Ostad Elahi hat zudem eine neue Stimmung eingeführt, genannt Farangi, bei der die gedoppelten (höheren) Saiten im Verhältnis zur tieferen Saite im Sekundenintervall gestimmt werden. Diese neue Tonalität verleiht dem Instrument eine besondere Klangqualität, die für den Spieler ungeahnte Möglichkeiten birgt. An dieser Stelle darf nicht unerwähnt bleiben, dass er ein weiteres Instrument erfand, die fünfsaitige Tanbur, die eine Kreuzung darstellt aus der persischen Setar und der Tanbur – sie erlaubt somit eine raffinierte Synthese aus persischer und kurdischer Musik.

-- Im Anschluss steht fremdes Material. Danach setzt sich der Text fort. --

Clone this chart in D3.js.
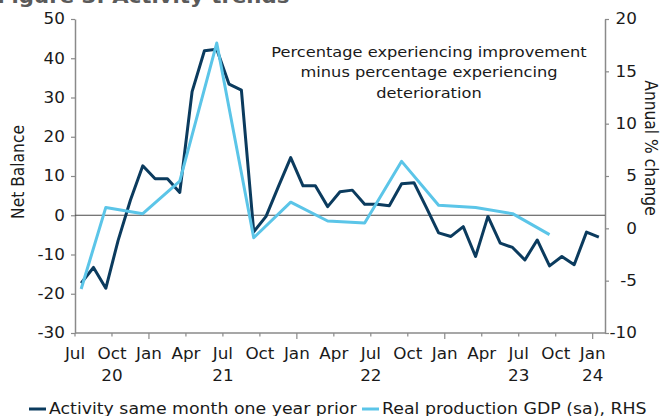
<!DOCTYPE html>
<html>
<head>
<meta charset="utf-8">
<script src="https://cdn.jsdelivr.net/npm/d3@7"></script>
<style>
  body { margin: 0; background: #fff; }
  svg { display: block; font-family: "DejaVu Sans", Verdana, sans-serif; }
</style>
</head>
<body>
<div id="chart"></div>
<script>
// monthly categories, Jul 2020 .. Jan 2024
const months = d3.timeMonth.range(new Date(2020, 6, 1), new Date(2024, 1, 1));

// net balance, activity same month one year prior (left axis)
const activity = [
    -17.3, -13.3, -18.6, -6.4, 3.9, 12.6,
    9.3, 9.3, 5.8, 31.5, 41.9, 42.3, 33.4, 31.9, -4.2, -0.3, 7.3, 14.7,
    7.5, 7.5, 2.2, 6.0, 6.4, 2.8, 2.8, 2.4, 8.0, 8.3, 2.0, -4.5,
    -5.4, -2.9, -10.5, -0.3, -7.1, -8.2, -11.4, -6.3, -12.9, -10.5, -12.6, -4.3,
    -5.6
];

// real production gdp, annual % change (right axis), quarterly
const gdpMonths = ["2020-07", "2020-09", "2020-12", "2021-03", "2021-06", "2021-09", "2021-12",
    "2022-03", "2022-06", "2022-09", "2022-12", "2023-03", "2023-06", "2023-09"];
const gdpValues = [-5.8, 2.0, 1.4, 4.5, 17.7, -0.9, 2.5, 0.7, 0.5, 6.4, 2.2, 2.0, 1.4, -0.6];

// axis ticks and labels
const leftTicks = [50, 40, 30, 20, 10, 0, -10, -20, -30];
const rightTicks = [20, 15, 10, 5, 0, -5, -10];
const yearLabels = [["20", "2020-10"], ["21", "2021-07"], ["22", "2022-07"], ["23", "2023-07"], ["24", "2024-01"]];
const annotation = ["Percentage experiencing improvement", "minus percentage experiencing", "deterioration"];
const seriesNames = ["Activity same month one year prior", "Real production GDP (sa), RHS"];
const title = "Figure 3: Activity trends";

const colors = { dark: "#0b3b5e", light: "#5bc5e8", axis: "#8a8a8a", zero: "#4a4a4a", text: "#1a1a1a" };
const SX = 1.12; // glyphs in the reference are a little wide

const width = 669, height = 416;
const margin = { left: 75, right: 64, top: 19, bottom: 83 };

const key = d3.timeFormat("%Y-%m");

// scales
const x = d3.scaleBand()
    .domain(months.map(key))
    .range([margin.left, width - margin.right]);
const yL = d3.scaleLinear().domain([-30, 50]).range([height - margin.bottom, margin.top]);
const yR = d3.scaleLinear().domain([-10, 20]).range([height - margin.bottom, margin.top]);
const cx = k => x(k) + x.bandwidth() / 2;

const svg = d3.select("#chart").append("svg")
    .attr("width", width)
    .attr("height", height);

// place text with a slight horizontal stretch
function place(sel, px, py, extra = "") {
    return sel.attr("transform", `translate(${px},${py}) scale(${SX},1)${extra}`);
}

// cut-off title at the very top
place(svg.append("text"), -3, 2.5)
    .attr("font-size", 19)
    .attr("font-weight", "bold")
    .attr("fill", "#5a5a5a")
    .text(title);

// left axis
const gL = svg.append("g")
    .attr("transform", `translate(${margin.left},0)`)
    .call(d3.axisLeft(yL).tickValues(leftTicks).tickFormat(d => String(d))
        .tickSize(4).tickSizeOuter(0).tickPadding(5));

// right axis
const gR = svg.append("g")
    .attr("transform", `translate(${width - margin.right},0)`)
    .call(d3.axisRight(yR).tickValues(rightTicks).tickFormat(d => String(d))
        .tickSize(4).tickSizeOuter(0).tickPadding(5));

[gL, gR].forEach(g => {
    g.select(".domain").attr("stroke", colors.axis).attr("stroke-width", 1.5);
    g.selectAll(".tick line").attr("stroke", colors.axis).attr("stroke-width", 1.2);
    g.selectAll(".tick text")
        .attr("font-size", 15)
        .attr("font-family", "DejaVu Sans, Verdana, sans-serif")
        .attr("fill", colors.text)
        .attr("transform", `scale(${SX},1)`);
});
gR.selectAll(".tick text").attr("text-anchor", "end").attr("x", 28.5);

// bottom axis, drawn by hand on the band scale
const yBottom = height - margin.bottom;
svg.append("line")
    .attr("x1", margin.left).attr("x2", width - margin.right)
    .attr("y1", yBottom).attr("y2", yBottom)
    .attr("stroke", colors.axis).attr("stroke-width", 1.5);

const quarters = months.filter(m => m.getMonth() % 3 === 0);
svg.selectAll("line.xtick")
    .data(quarters)
    .enter().append("line")
    .attr("class", "xtick")
    .attr("x1", d => x(key(d))).attr("x2", d => x(key(d)))
    .attr("y1", yBottom)
    .attr("y2", d => yBottom + (d.getMonth() === 0 ? 6 : 3.5))
    .attr("stroke", colors.axis).attr("stroke-width", 1.2);

svg.selectAll("text.month")
    .data(quarters)
    .enter().append("text")
    .attr("class", "month")
    .each(function (d) { place(d3.select(this), x(key(d)), 359); })
    .attr("text-anchor", "middle")
    .attr("font-size", 15)
    .attr("fill", colors.text)
    .text(d3.timeFormat("%b"));

svg.selectAll("text.year")
    .data(yearLabels)
    .enter().append("text")
    .attr("class", "year")
    .each(function (d) { place(d3.select(this), x(d[1]), 381); })
    .attr("text-anchor", "middle")
    .attr("font-size", 15)
    .attr("fill", colors.text)
    .text(d => d[0]);

// axis titles
place(svg.append("text"), 18, 172, " rotate(-90)")
    .attr("text-anchor", "middle")
    .attr("dy", "0.35em")
    .attr("font-size", 15.5)
    .attr("fill", colors.text)
    .text("Net Balance");

place(svg.append("text"), 651, 148, " rotate(90)")
    .attr("text-anchor", "middle")
    .attr("dy", "0.35em")
    .attr("font-size", 15.5)
    .attr("fill", colors.text)
    .text("Annual % change");

// zero line
svg.append("line")
    .attr("x1", margin.left).attr("x2", width - margin.right)
    .attr("y1", yL(0)).attr("y2", yL(0))
    .attr("stroke", colors.zero).attr("stroke-width", 1.2);

// series
const activityData = months.map((m, i) => ({ k: key(m), v: activity[i] }));
const gdpData = gdpMonths.map((k, i) => ({ k, v: gdpValues[i] }));

svg.append("path")
    .datum(activityData)
    .attr("fill", "none")
    .attr("stroke", colors.dark)
    .attr("stroke-width", 3)
    .attr("stroke-linejoin", "round")
    .attr("d", d3.line().x(d => cx(d.k)).y(d => yL(d.v)));

svg.append("path")
    .datum(gdpData)
    .attr("fill", "none")
    .attr("stroke", colors.light)
    .attr("stroke-width", 3)
    .attr("stroke-linejoin", "round")
    .attr("d", d3.line().x(d => cx(d.k)).y(d => yR(d.v)));

// annotation
const note = place(svg.append("text"), 429, 57)
    .attr("text-anchor", "middle")
    .attr("font-size", 14.5)
    .attr("fill", colors.text);
note.selectAll("tspan")
    .data(annotation)
    .enter().append("tspan")
    .attr("x", 0)
    .attr("y", (d, i) => i * 20.5)
    .text(d => d);

// legend
const legend = [
    { name: seriesNames[0], color: colors.dark, x: 29 },
    { name: seriesNames[1], color: colors.light, x: 362 }
];
legend.forEach(l => {
    svg.append("line")
        .attr("x1", l.x).attr("x2", l.x + 17)
        .attr("y1", 409).attr("y2", 409)
        .attr("stroke", l.color).attr("stroke-width", 3);
    place(svg.append("text"), l.x + 20, 414)
        .attr("font-size", 15.5)
        .attr("fill", colors.text)
        .text(l.name);
});
</script>
</body>
</html>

Eine der CDs mit Ostad Elahis Musik ist ausschließlich dem Spiel auf der fünfsaitigen Tanbur gewidmet („Cascade“).

Jenseits der künstlerischen und technischen Aspekte von Ostad Elahis Musik sind seit Kurzem auch die spirituellen Wirkungen Gegenstand von wissenschaftlichen Studien; dazu gehören auch Berichte jener Personen, die Ostad Elahi selbst spielen hörten. Diese Forschungen, die sich sowohl auf Erfahrungsberichte als auch auf Musikanalysen erstrecken, sind in dem Buch Die Seele des Klangs (L’Âme des Sons) von Jean During, Professor für Musikethnologie, zusammengefasst worden. Es ist zu wünschen, dass weitere Arbeiten in der Zukunft dazu beitragen werden, das Verständnis für die wahre Tiefe und Wirkung der Musik von Ostad Elahi zu fördern.